__What this task involves__
Below are the records; locate each line with the word "that" and copy it.
··· Source material ···
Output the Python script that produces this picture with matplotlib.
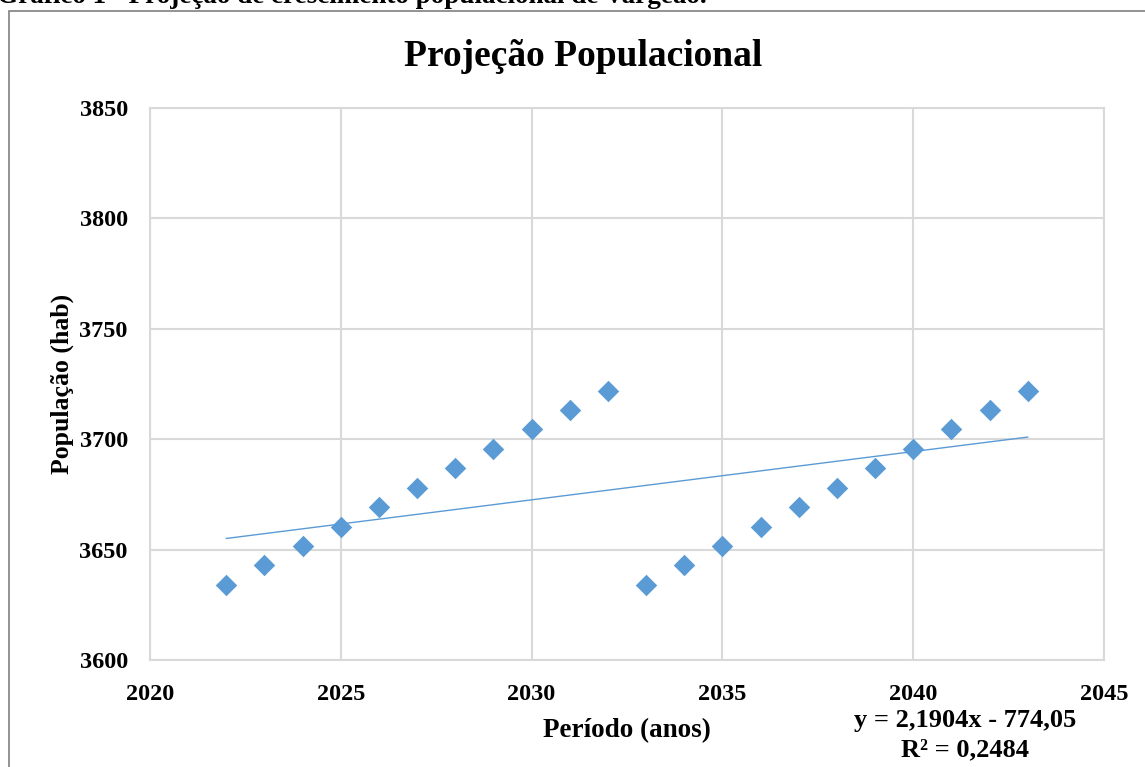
import matplotlib.pyplot as plt
import numpy as np

# dados
anos = np.arange(2022, 2044)
populacao = [3634, 3642.8, 3651.6, 3660.4, 3669.2, 3678, 3686.8, 3695.6, 3704.4, 3713.2, 3722,
             3634, 3642.8, 3651.6, 3660.4, 3669.2, 3678, 3686.8, 3695.6, 3704.4, 3713.2, 3722]
eq_txt = "y = 2,1904x - 774,05"
r2_txt = "R² = 0,2484"

plt.rcParams['font.family'] = ['Liberation Serif', 'DejaVu Serif']
plt.rcParams['font.weight'] = 'bold'

fig = plt.figure(figsize=(11.45, 7.67), dpi=100)
ax = fig.add_axes([150/1145, 1 - 660/767, (1104-150)/1145, (660-108)/767])

azul = '#5B9BD5'
cinza = '#D9D9D9'

ax.scatter(anos, populacao, marker='D', s=120, color=azul, zorder=3, linewidths=0)

# linha de tendencia
coef = np.polyfit(anos, populacao, 1)
xt = np.array([anos[0], anos[-1]])
ax.plot(xt, np.polyval(coef, xt), color=azul, lw=1, zorder=2)

ax.set_xlim(2020, 2045)
ax.set_ylim(3600, 3850)
ax.set_xticks(np.arange(2020, 2046, 5))
ax.set_yticks(np.arange(3600, 3851, 50))
ax.grid(True, color=cinza, lw=1.5)
ax.set_axisbelow(True)
for s in ax.spines.values():
    s.set_color(cinza)
    s.set_linewidth(1.5)
ax.tick_params(length=0, labelsize=17.5, pad=16)
ax.tick_params(axis='x', pad=17)
for lab in ax.get_xticklabels() + ax.get_yticklabels():
    lab.set_fontweight('bold')

fig.text(583/1145, 1 - 56/767, 'Projeção Populacional', fontsize=27, fontweight='bold',
         ha='center', va='center')
ax.set_xlabel('Período (anos)', fontsize=19.5, fontweight='bold', labelpad=10)
ax.set_ylabel('População (hab)', fontsize=18.5, fontweight='bold', labelpad=4)

fig.text(965/1145, 1 - 720/767, eq_txt, fontsize=19, fontweight='bold', ha='center', va='center')
fig.text(965/1145, 1 - 750/767, r2_txt, fontsize=19, fontweight='bold', ha='center', va='center')

# titulo do documento (cortado no topo) e moldura
fig.text(-3/1145, 1 - 3/767, 'Gráfico 1 - Projeção de crescimento populacional de Vargeão.',
         fontsize=19.5, fontweight='bold', ha='left', va='baseline')
fig.add_artist(plt.Rectangle((9/1145, -0.1), 1.2, 1 - 11/767 + 0.1, transform=fig.transFigure,
                             fill=False, edgecolor='#808080', lw=1.2))

fig.savefig('out.png', dpi=100)
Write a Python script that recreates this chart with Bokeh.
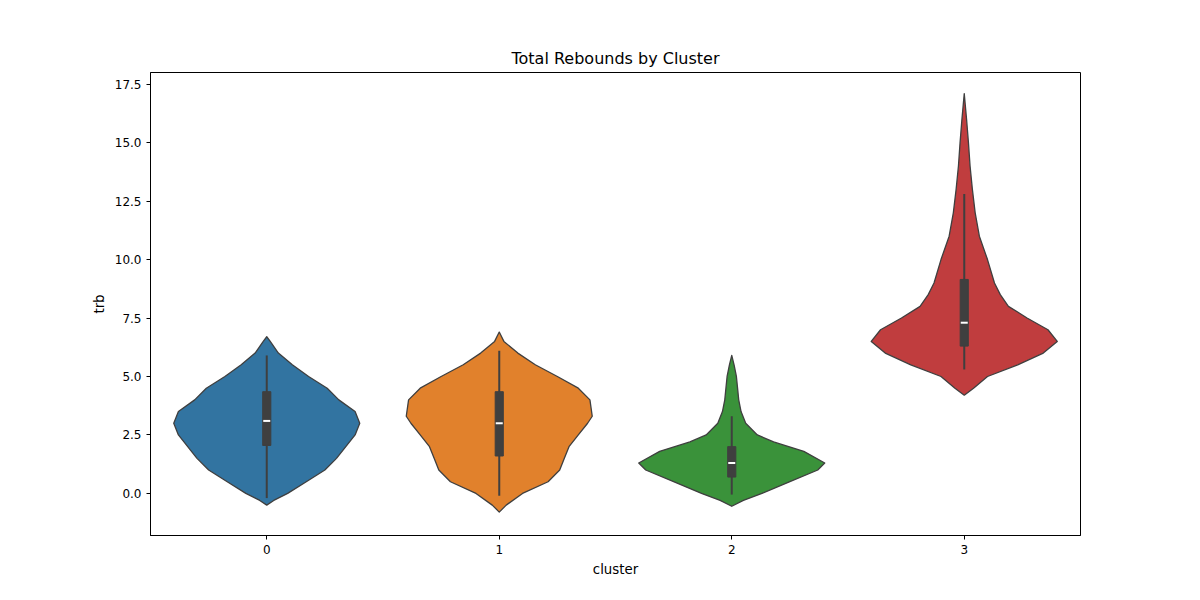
import numpy as np
from bokeh.plotting import figure
from bokeh.models import FixedTicker, NumeralTickFormatter, Range1d
from bokeh.embed import file_html
from bokeh.resources import INLINE

clusters = [0, 1, 2, 3]
colors = ["#3274a1", "#e1812c", "#3a923a", "#c03d3e"]

# violin outlines: value -> half width (in category units)
profile_y = [
    [-0.5, -0.3, 0.0, 0.5, 1.0, 1.5, 2.0, 2.5, 3.0, 3.5, 4.0, 4.5, 5.0, 5.5, 6.0, 6.5, 6.7],
    [-0.8, -0.5, 0.0, 0.5, 1.0, 1.5, 2.0, 2.5, 3.0, 3.3, 4.0, 4.5, 5.0, 5.5, 6.0, 6.5, 6.9],
    [-0.55, -0.3, 0.0, 0.5, 1.0, 1.3, 1.8, 2.2, 2.5, 3.0, 3.5, 4.0, 4.5, 5.0, 5.5, 5.9],
    [4.2, 4.5, 5.0, 5.5, 6.0, 6.5, 7.0, 7.5, 8.0, 8.5, 9.0, 10.0, 11.0, 12.0, 13.0, 14.0, 15.0, 16.0, 17.1],
]
profile_w = [
    [0.0, 0.03, 0.09, 0.17, 0.25, 0.30, 0.34, 0.38, 0.40, 0.38, 0.31, 0.26, 0.18, 0.11, 0.05, 0.015, 0.0],
    [0.0, 0.03, 0.10, 0.21, 0.26, 0.28, 0.30, 0.34, 0.38, 0.40, 0.39, 0.34, 0.25, 0.155, 0.08, 0.02, 0.0],
    [0.0, 0.05, 0.13, 0.25, 0.37, 0.40, 0.31, 0.18, 0.11, 0.06, 0.04, 0.03, 0.025, 0.02, 0.01, 0.0],
    [0.0, 0.04, 0.10, 0.23, 0.34, 0.40, 0.36, 0.27, 0.19, 0.155, 0.13, 0.10, 0.065, 0.047, 0.035, 0.025, 0.018, 0.01, 0.0],
]
q1 = [2.05, 1.6, 0.7, 6.3]
q3 = [4.35, 4.35, 2.0, 9.15]
median = [3.1, 3.0, 1.3, 7.3]
whisk_lo = [-0.2, -0.1, -0.05, 5.3]
whisk_hi = [5.9, 6.1, 3.3, 12.8]

p = figure(width=1184, height=584, output_backend="svg", toolbar_location=None,
           title="Total Rebounds by Cluster",
           x_range=Range1d(-0.5, 3.5), y_range=Range1d(-1.8, 18.0),
           x_axis_label="cluster", y_axis_label="trb",
           min_border_left=150, min_border_right=104, min_border_top=72, min_border_bottom=49)

for c, col, ys, ws in zip(clusters, colors, profile_y, profile_w):
    ys = np.array(ys)
    ws = np.array(ws)
    xs = np.concatenate([c - ws, (c + ws)[::-1]])
    yy = np.concatenate([ys, ys[::-1]])
    p.patch(xs, yy, fill_color=col, line_color="#3f3f3f", line_width=1.3, line_join="round")

p.segment(x0=clusters, y0=whisk_lo, x1=clusters, y1=whisk_hi, line_color="#3f3f3f", line_width=2)
p.vbar(x=clusters, bottom=q1, top=q3, width=0.035, fill_color="#3f3f3f", line_color="#3f3f3f")
p.scatter(x=clusters, y=median, marker="dash", size=7, line_color="white", line_width=2)

p.title.align = "center"
p.title.text_font = "DejaVu Sans"
p.title.text_font_size = "12pt"
p.title.text_font_style = "normal"
p.title.text_color = "black"
p.xgrid.visible = False
p.ygrid.visible = False
p.outline_line_color = "black"
p.xaxis.ticker = FixedTicker(ticks=clusters)
p.yaxis.ticker = FixedTicker(ticks=[0, 2.5, 5, 7.5, 10, 12.5, 15, 17.5])
p.yaxis.formatter = NumeralTickFormatter(format="0.0")
for ax in (p.xaxis, p.yaxis):
    ax.axis_label_text_font = "DejaVu Sans"
    ax.axis_label_text_font_style = "normal"
    ax.axis_label_text_font_size = "10pt"
    ax.axis_label_text_color = "black"
    ax.major_label_text_font = "DejaVu Sans"
    ax.major_label_text_font_size = "9pt"
    ax.major_label_text_color = "black"
    ax.minor_tick_line_color = None
    ax.axis_line_color = "black"
    ax.major_tick_line_color = "black"
    ax.major_tick_out = 4
    ax.major_tick_in = 0

open("out.html", "w").write(file_html(p, INLINE))
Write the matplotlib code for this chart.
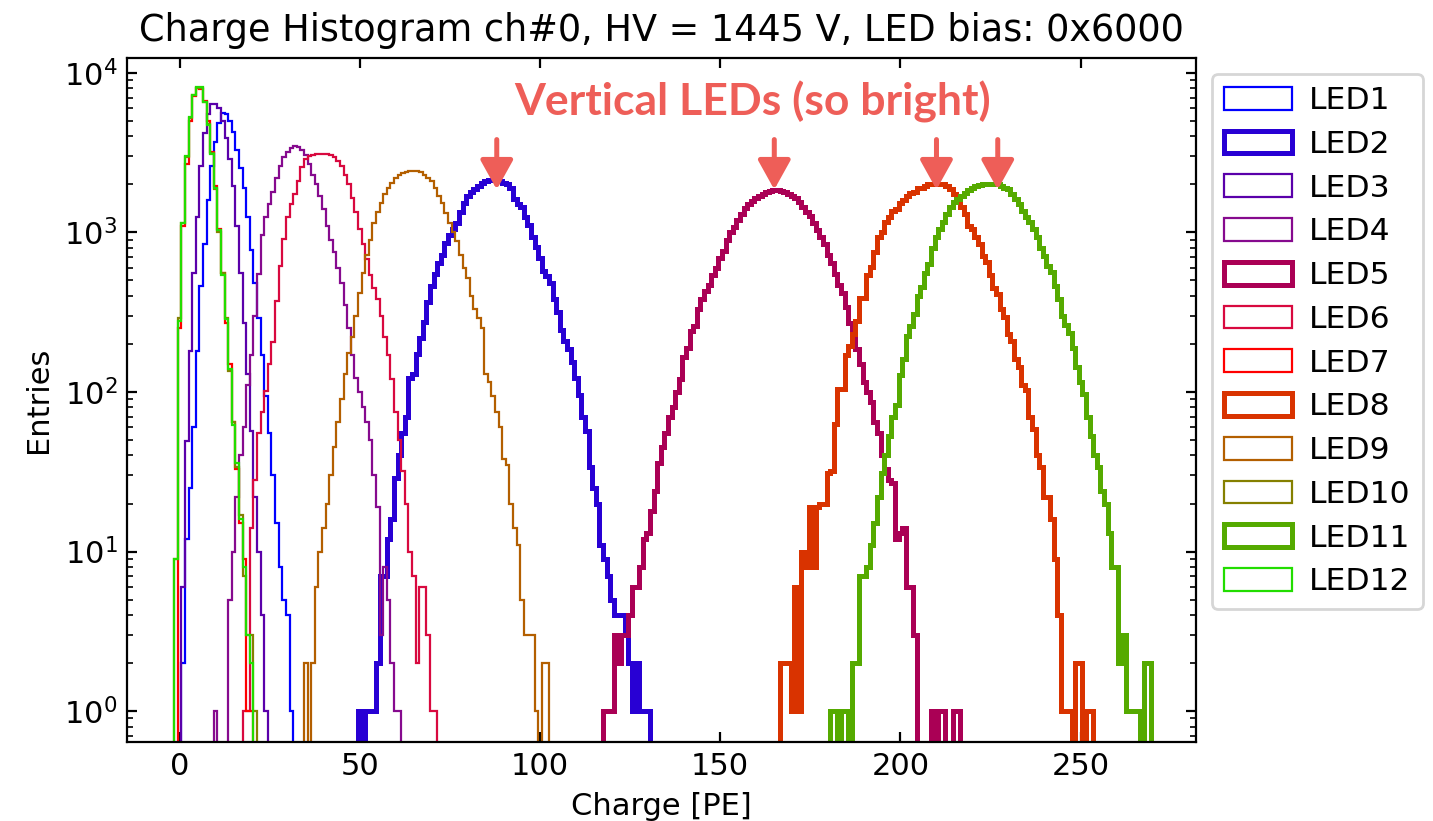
···
__Task response__
Output the Python script that produces this picture with matplotlib.
Write a Python script that recreates this chart with Bokeh.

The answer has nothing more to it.